I’m honoured to have the opportunity – and responsibility – to lead Cision at this unique moment. The communications industry is in flux and I know the efficacy of public relations, having grown up as a marketer myself, spending late nights drafting press releases to capture the attention of the media.

My mother and, later, my wife were marketing pros that drew on the craft of comms in both entrepreneurial businesses and as members of large global agencies like McCann Erickson. So, I have witnessed first-hand the impact of well-shaped campaigns. I had also seen the challenges of quantifying what that benefit was exactly.

Fast forward years later, after more than a decade and a half in Silicon Valley, the burgeoning of paid and owned media had clearly crossed the chasm and shown the CMO what was possible and attributable. Look no further than the Marketing LUMAscape – over the past six years, there’s been a shift and there are now more than 5,000 solutions purpose built for the marketer. Yet, by comparison, the communications industry still straddles the past and the present.

I have travelled the world and talked to CMOs – from the corners of Asia to the streets of Bogota and back to the United States. While no one would ever dismiss addressing influencers as important, the Dollars/Yen/Pounds all spoke to investing in things like pay-per-click, open rates in email and social as a channel, to name just a few. Missing from the table, and the budget, has been meaty investments in public relations.

Until now.

Which brings me to London. Two months ago, when I boarded a plane (dog in tow), I knew that the moment was now. As a technologist, I’ve been trained to look for those markets in transition and the clear signs of regions of cresting maturity in a category. Europe, clearly, had all the right signs.

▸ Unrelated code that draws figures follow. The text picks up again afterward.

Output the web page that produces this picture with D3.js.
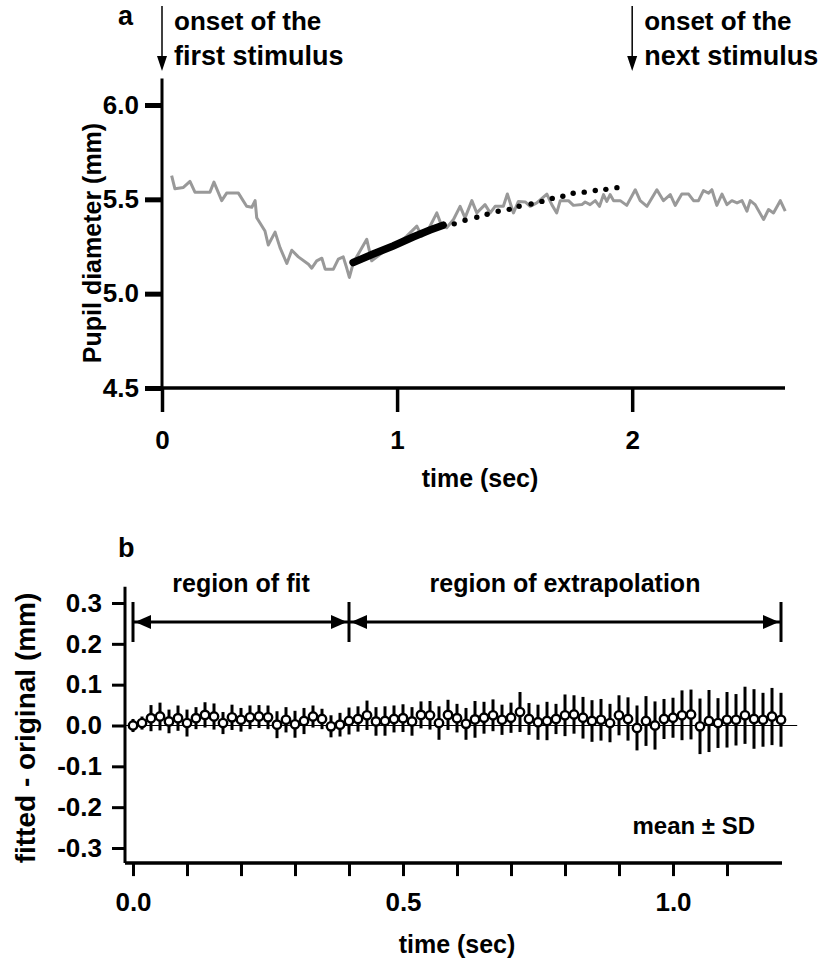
<!DOCTYPE html>
<html>
<head>
<meta charset="utf-8">
<script src="https://cdn.jsdelivr.net/npm/d3@7/dist/d3.min.js"></script>
<style>
  html, body { margin: 0; padding: 0; background: #fff; }
  svg { display: block; font-family: "Liberation Sans", Arial, sans-serif; font-weight: bold; }
</style>
</head>
<body>
<svg id="chart" width="830" height="962"></svg>
<script>
'use strict';

/* ── Panel a: pupil trace (sec, mm) ── */
const traceTime = [0.041,0.055,0.091,0.119,0.140,0.204,0.221,0.254,0.275,0.325,
  0.360,0.382,0.396,0.403,0.438,0.452,0.481,0.502,0.531,0.552,
  0.580,0.623,0.637,0.658,0.680,0.694,0.729,0.750,0.771,0.783,
  0.797,0.814,0.871,0.892,0.928,0.956,0.984,1.041,1.084,1.105,
  1.126,1.169,1.190,1.211,1.240,1.268,1.289,1.318,1.339,1.374,
  1.396,1.417,1.452,1.469,1.495,1.516,1.545,1.566,1.594,1.637,
  1.658,1.679,1.694,1.729,1.750,1.786,1.800,1.821,1.843,1.861,
  1.878,1.892,1.906,1.921,1.949,1.977,2.013,2.034,2.063,2.105,
  2.133,2.162,2.183,2.211,2.240,2.261,2.282,2.303,2.325,2.339,
  2.360,2.382,2.403,2.424,2.446,2.467,2.488,2.502,2.523,2.559,
  2.580,2.601,2.630,2.651];
const traceDiam = [5.626,5.556,5.563,5.595,5.538,5.538,5.591,5.493,5.533,5.533,
  5.463,5.458,5.493,5.402,5.332,5.258,5.326,5.244,5.160,5.230,
  5.195,5.156,5.135,5.174,5.188,5.130,5.130,5.183,5.195,5.147,
  5.086,5.165,5.288,5.174,5.209,5.235,5.244,5.305,5.358,5.305,
  5.323,5.428,5.358,5.349,5.393,5.463,5.402,5.493,5.428,5.472,
  5.428,5.463,5.463,5.528,5.428,5.489,5.486,5.463,5.481,5.528,
  5.472,5.428,5.493,5.493,5.468,5.472,5.486,5.472,5.493,5.463,
  5.525,5.489,5.525,5.493,5.493,5.468,5.551,5.493,5.463,5.551,
  5.493,5.525,5.468,5.528,5.528,5.493,5.493,5.546,5.533,5.551,
  5.468,5.528,5.472,5.493,5.481,5.493,5.437,5.493,5.472,5.393,
  5.446,5.428,5.493,5.437];

/* fitted curve inside the fit window, and its extrapolated dots */
const fitTime = [0.813, 0.898, 0.983, 1.068, 1.140, 1.196];
const fitDiam = [5.165, 5.210, 5.253, 5.300, 5.337, 5.363];
const extrapTime = [1.243,1.289,1.339,1.383,1.430,1.477,1.519,1.570,1.616,1.660,1.705,1.749,1.796,1.843,1.888,1.935];
const extrapDiam = [5.370,5.389,5.405,5.421,5.437,5.447,5.463,5.475,5.489,5.505,5.516,5.532,5.538,5.547,5.553,5.562];

const aYTicks = [4.5, 5.0, 5.5, 6.0];
const aXTicks = [0, 1, 2];
const onsets = [0, 2];

/* ── Panel b: fitted - original, mean and SD per sample (60 Hz) ── */
const sampleRate = 60;
const residMean = [0.000,0.006,0.018,0.022,0.010,0.018,0.006,0.018,0.026,0.022,
  0.006,0.020,0.014,0.020,0.022,0.020,0.002,0.014,0.003,0.011,
  0.022,0.016,-0.002,0.002,0.011,0.016,0.025,0.010,0.011,0.016,
  0.018,0.010,0.026,0.025,0.006,0.026,0.018,0.004,0.015,0.019,
  0.025,0.014,0.019,0.033,0.016,0.008,0.011,0.016,0.025,0.027,
  0.019,0.011,0.014,0.006,0.025,0.016,-0.006,0.011,0.000,0.016,
  0.019,0.025,0.027,-0.002,0.011,0.006,0.014,0.014,0.025,0.016,
  0.014,0.022,0.014];
const residSD = [0.016,0.016,0.032,0.034,0.029,0.031,0.033,0.027,0.031,0.032,
  0.027,0.031,0.029,0.029,0.028,0.029,0.033,0.031,0.033,0.032,
  0.027,0.025,0.027,0.029,0.033,0.031,0.036,0.035,0.036,0.033,
  0.034,0.035,0.033,0.035,0.041,0.037,0.035,0.039,0.045,0.039,
  0.039,0.037,0.037,0.049,0.039,0.043,0.047,0.037,0.051,0.047,
  0.051,0.051,0.051,0.047,0.049,0.053,0.055,0.061,0.059,0.049,
  0.049,0.061,0.061,0.068,0.076,0.061,0.068,0.063,0.070,0.073,
  0.066,0.070,0.066];

const bYTicks = [-0.3, -0.2, -0.1, 0.0, 0.1, 0.2, 0.3];
const bXTicks = [0, 0.1, 0.2, 0.3, 0.4, 0.5, 0.6, 0.7, 0.8, 0.9, 1.0, 1.1];
const bXLabels = [0, 0.5, 1.0];
const regionEdges = [0, 0.4, 1.2];
const regionNames = ['region of fit', 'region of extrapolation'];

/* ── Setup ── */
const svg = d3.select('#chart');
const FONT = 25;

function arrowHead(g, x, y, dir) {
  // dir: +1 points right, -1 points left; tip at (x, y)
  const L = 16, H = 7;
  g.append('path')
    .attr('d', `M${x},${y} L${x - dir * L},${y - H} L${x - dir * L},${y + H} Z`)
    .attr('fill', '#000');
}

/* ============ Panel a ============ */
const xA = d3.scaleLinear().domain([0, 2.65]).range([162, 785]);
const yA = d3.scaleLinear().domain([4.5, 6.0]).range([388, 105]);
const ga = svg.append('g');

// y axis
const yAxA = ga.append('g').attr('transform', `translate(${xA(0)},0)`)
  .call(d3.axisLeft(yA).tickValues(aYTicks).tickSize(17).tickPadding(6)
    .tickFormat(d => d.toFixed(1)));
yAxA.select('.domain').remove();
yAxA.selectAll('line').attr('stroke-width', 5);
yAxA.selectAll('text').attr('font-size', 26).attr('font-family', null);
ga.append('line')
  .attr('x1', xA(0)).attr('x2', xA(0))
  .attr('y1', yA(6.14)).attr('y2', yA(4.5))
  .attr('stroke', '#000').attr('stroke-width', 3);

// x axis
const xAxA = ga.append('g').attr('transform', `translate(0,${yA(4.5)})`)
  .call(d3.axisBottom(xA).tickValues(aXTicks).tickSize(24).tickPadding(19)
    .tickFormat(d3.format('d')));
xAxA.select('.domain').remove();
xAxA.selectAll('line').attr('stroke-width', 3.5);
xAxA.selectAll('text').attr('font-size', 26).attr('font-family', null);
ga.append('line')
  .attr('x1', xA(0)).attr('x2', xA(2.65))
  .attr('y1', yA(4.5)).attr('y2', yA(4.5))
  .attr('stroke', '#000').attr('stroke-width', 3.5);

// titles
ga.append('text').attr('x', 480).attr('y', 487).attr('text-anchor', 'middle')
  .attr('font-size', FONT).text('time (sec)');
ga.append('text').attr('transform', 'translate(101,243) rotate(-90)')
  .attr('text-anchor', 'middle').attr('font-size', FONT).text('Pupil diameter (mm)');
ga.append('text').attr('x', 118).attr('y', 25).attr('font-size', 27).text('a');

// onset markers
const onsetText = [['onset of the', 'first stimulus'], ['onset of the', 'next stimulus']];
onsets.forEach((t, i) => {
  const x = xA(t);
  ga.append('line').attr('x1', x).attr('x2', x).attr('y1', 6).attr('y2', 58)
    .attr('stroke', '#000').attr('stroke-width', 1.5);
  ga.append('path').attr('d', `M${x - 5},56 L${x + 5},56 L${x},71 Z`).attr('fill', '#000');
  const tx = x + 12;
  ga.append('text').attr('x', tx).attr('y', 30).attr('font-size', 26).text(onsetText[i][0]);
  ga.append('text').attr('x', tx).attr('y', 65).attr('font-size', 27).text(onsetText[i][1]);
});

// raw trace
const traceLine = d3.line().x(d => xA(d[0])).y(d => yA(d[1]));
ga.append('path')
  .datum(d3.zip(traceTime, traceDiam))
  .attr('d', traceLine)
  .attr('fill', 'none').attr('stroke', '#999').attr('stroke-width', 3)
  .attr('stroke-linejoin', 'round');

// fit (dense dots merge into a thick line)
ga.append('path')
  .datum(d3.zip(fitTime, fitDiam))
  .attr('d', traceLine)
  .attr('fill', 'none').attr('stroke', '#000').attr('stroke-width', 7.5)
  .attr('stroke-linecap', 'round');

// extrapolated dots
ga.append('g').selectAll('circle')
  .data(d3.zip(extrapTime, extrapDiam))
  .join('circle')
  .attr('cx', d => xA(d[0])).attr('cy', d => yA(d[1])).attr('r', 2.7)
  .attr('fill', '#000');

/* ============ Panel b ============ */
const xB = d3.scaleLinear().domain([0, 1.2]).range([133, 781]);
const yB = d3.scaleLinear().domain([-0.3, 0.3]).range([848, 603]);
const gb = svg.append('g');

const yAxB = gb.append('g').attr('transform', 'translate(125,0)')
  .call(d3.axisLeft(yB).tickValues(bYTicks).tickSize(13).tickPadding(10)
    .tickFormat(d => d.toFixed(1)));
yAxB.select('.domain').remove();
yAxB.selectAll('line').attr('stroke-width', 3);
yAxB.selectAll('text').attr('font-size', 26).attr('font-family', null);
gb.append('line').attr('x1', 125).attr('x2', 125)
  .attr('y1', yB(0.34)).attr('y2', yB(-0.337))
  .attr('stroke', '#000').attr('stroke-width', 3);

const xAxB = gb.append('g').attr('transform', `translate(0,${yB(-0.337)})`)
  .call(d3.axisBottom(xB).tickValues(bXTicks).tickSize(13).tickPadding(16)
    .tickFormat(d => bXLabels.includes(d) ? d.toFixed(1) : ''));
xAxB.select('.domain').remove();
xAxB.selectAll('line').attr('stroke-width', 3);
xAxB.selectAll('text').attr('font-size', 26).attr('font-family', null);
gb.append('line').attr('x1', 125).attr('x2', xB(1.2) + 1)
  .attr('y1', yB(-0.337)).attr('y2', yB(-0.337))
  .attr('stroke', '#000').attr('stroke-width', 3.5);

gb.append('text').attr('x', 457).attr('y', 953).attr('text-anchor', 'middle')
  .attr('font-size', FONT).text('time (sec)');
gb.append('text').attr('transform', 'translate(35,728) rotate(-90)')
  .attr('text-anchor', 'middle').attr('font-size', 28).text('fitted - original (mm)');
gb.append('text').attr('x', 118).attr('y', 557).attr('font-size', 27).text('b');

// zero reference
gb.append('line').attr('x1', 125).attr('x2', xB(1.23))
  .attr('y1', yB(0)).attr('y2', yB(0))
  .attr('stroke', '#000').attr('stroke-width', 1.2);

// region annotation
const arrowY = 622;
gb.append('line').attr('x1', xB(regionEdges[0])).attr('x2', xB(regionEdges[2]))
  .attr('y1', arrowY).attr('y2', arrowY).attr('stroke', '#000').attr('stroke-width', 3);
regionEdges.forEach(t => {
  gb.append('line').attr('x1', xB(t)).attr('x2', xB(t))
    .attr('y1', arrowY - 20).attr('y2', arrowY + 20)
    .attr('stroke', '#000').attr('stroke-width', 3);
});
for (let i = 0; i < 2; i++) {
  arrowHead(gb, xB(regionEdges[i]) + 2, arrowY, -1);
  arrowHead(gb, xB(regionEdges[i + 1]) - 2, arrowY, 1);
  gb.append('text')
    .attr('x', (xB(regionEdges[i]) + xB(regionEdges[i + 1])) / 2).attr('y', 592)
    .attr('text-anchor', 'middle').attr('font-size', FONT).text(regionNames[i]);
}

// mean ± SD
const pts = residMean.map((m, i) => ({ t: i / sampleRate, m, sd: residSD[i] }));
gb.append('g').selectAll('line')
  .data(pts).join('line')
  .attr('x1', d => xB(d.t)).attr('x2', d => xB(d.t))
  .attr('y1', d => yB(d.m + d.sd)).attr('y2', d => yB(d.m - d.sd))
  .attr('stroke', '#000').attr('stroke-width', 3);
gb.append('g').selectAll('circle')
  .data(pts).join('circle')
  .attr('cx', d => xB(d.t)).attr('cy', d => yB(d.m)).attr('r', 4.2)
  .attr('fill', '#fff').attr('stroke', '#000').attr('stroke-width', 2.4);

gb.append('text').attr('x', 755).attr('y', 834).attr('text-anchor', 'end')
  .attr('font-size', 24).text('mean ± SD');
</script>
</body>
</html>
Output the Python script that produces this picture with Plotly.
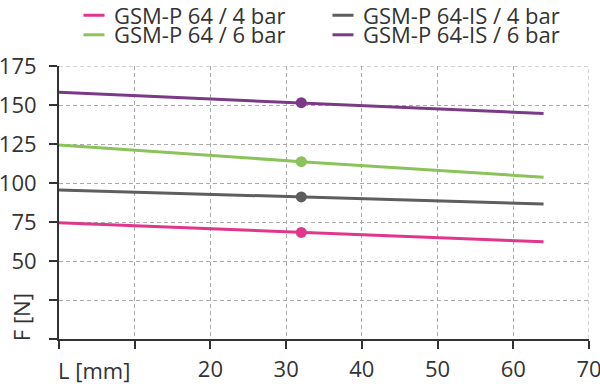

A legacy industry with well-considered processes, practices and programmes. Yet a market with the sense to know that journalists, editors and the new age of influencers think differently. The ability to move economic, political and corporate outcomes through the power of the pen is yielding to the momentum of vlogs, video at large, blogs and words on a digital page. The time for attribution and connection was now and no other place in the world was more prepared to embrace that change, I believed, than Europe and the neighbouring Emerging Markets.

And so I came.

I welcome you all to join me on this journey. The trials, tribulations, good days and, even, the bad days where we all just crave the comfort of a good story are the inevitable emotions we will feel together.

As I share with you my observations, so too tell me what you’re seeing. Let’s shape a new definition of communications with the earned media cloud that beckons. And let’s do it with ambition, some ambivalence, but with the optimism of a new day ahead.

As The Clash so prophetically said, so many years ago, London’s Calling. I’ve heard the Call.